Kedua, hasil kerja politik yang tidak dapat dinafikan bahwa undang-undang merupakan resultan politik sebagaimana yang yakini oleh Max Webber.

Ketiga, hasil kerja ideologis yang mana seharusnya penyusunan suatu undang-undang harus disesuaikan atau senada dengan konsep negara maupun dokumen pembangunan bangsa. Keempat, hasil kerja partisipatif yang dimaknai dengan adanya keterlibatan dari berbagai kalangan dan elemen masyarakat yang bermakna (meaningful participation).

Saya beropini bahwa RUU DKJ ini hanya mencerminkan hasil kerja politik, tetapi tidak mampu menjadi suatu RUU yang menampakkan hasil kerja tiga sistem lainnya. Sangat ironis ketika menyadari bahwa RUU ini tidak menampakkan wajah teknokratik, wajah ideologi, dan wajah partisipatif. Entah

sampai berapa purnama lagi untuk pemerintah sadar bahwa lemahnya partisipasi itu berdampak pada lemahnya legitimasi suatu regulasi.

Kegagalan penguasa untuk menghasilkan suatu RUU yang memadukan kerja empat sistem ini berimplikasi pada substansi regulasi yang mencekam asa berdemokrasi.

Pasal 10 RUU DKJ menjadi buktinya yang mana berisi klausul bahwa nantinya presiden dapat kewenangan secara langsung menunjuk gubernur Daerah Khusus Jakarta. Entah apa yang menjadi ratio legis penguasaparlemen untuk mencetuskan pasal yang demikian.

Mematikan Demokrasi.

Pasal dalam RUU DKJ tersebut menjadi postulat bahwa adanya upaya tak berujung yang terus dilakukan oleh pemerintah untuk mematikan prinsip dan konsep berdemokrasi di negeri ini.
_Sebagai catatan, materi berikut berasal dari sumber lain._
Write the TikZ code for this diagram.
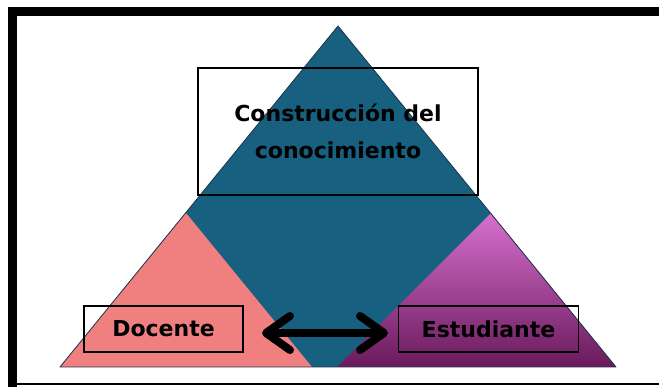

Ada suatu dalil yang dikemukakan oleh Abraham Lincoln yang menjadi prinsip bagi negara yang menganut demokrasi, yakni democracy is a government of the people, by the the people and for the people.

Kemudian Indonesia adalah negara yang berpijak pada Pancasila dan Undang-Undang Dasar Negara Republik Indonesia Tahun 1945, sebagaimana dalam konstitusi Pasal 18 ayat (4) yang menegaskan bahwa Gubernur, Bupati, dan Wali Kota masing-masing sebagai kepala pemerintah daerah provinsi, kabupaten, dan kota dipilih secara demokratis.

Kemudian juga sebagaimana termaktub dalam Pasal 1 ayat (2) UUD 1945 yang menegaskan bahwa kedaulatan berada di tangan rakyat dan dilaksanakan menurut Undang-Undang Dasar. Kita meyakini bahwa manifestasi dari kedaulatan rakyat dengan dilaksanakannya pemilu harus tetap diselenggarakan tanpa kompromi sekalipun ada disparitas pemahaman perihal demokrasi antara pemerintah yang pro dan masyarakat yang kontra akan regulasi tersebut.

Maka dapat disimpulkan bahwa selain menghunjam prinsip dan konsep berdemokrasi, meniadakan kontestasi politik melalui pesta demokrasi dalam melahirkan gubernur Daerah Khusus Jakarta itu juga mencederai konstitusi.

Kewenangan presiden dalam menentukan gubernur Daerah Khusus Jakarta juga menjadi bukti konkret adanya hegemoni dari penguasa yang khawatir akan adanya pemimpin yang lahir dari rahim rakyat nan jauh dari lingkaran oligarki atau rekan sejawat penguasa.

Kecemasan akan matinya nadi demokrasi menjadi alasan mengapa wacana regulasi di Pasal 10 RUU DKJ tersebut janganlah sampai menjadi nyata.

Penguasa perlu menyadari bahwa regulasi tersebut sangat mungkin diasumsikan oleh masyarakat sebagai insinuasi untuk mematikan demokrasi.

Sebagaimana kita memaknai, insinuasi adalah tindakan yang samar-samar, dalam artian dengan melenggangkan regulasi tersebut merupakan tindakan samar-samar atau tidak langsung yang menjegal masyarakat luas untuk memiliki hak dan kesempatan menjadi gubernur Daerah Khusus Jakarta

nantinya.

Negara janganlah sampai mengabaikan hak penduduk Jakarta yang berjumlah sekitar 10.562.088 orang untuk menentukan siapa yang akan menjadi pemimpin daerahnya. Gelombang suara penolakan dan aspirasi terbaik untuk kemajuan kehidupan berbangsa bernegara maupun nafas demokrasi harus terus digaungkan dan dihidupkan agar jutaan rakyatnya nanti tidak terperangkap dalam labirin ketidakpastian perwujudan demokrasi ke depannya dengan lahirnya langkah kebijakan atau hukum yang keliru.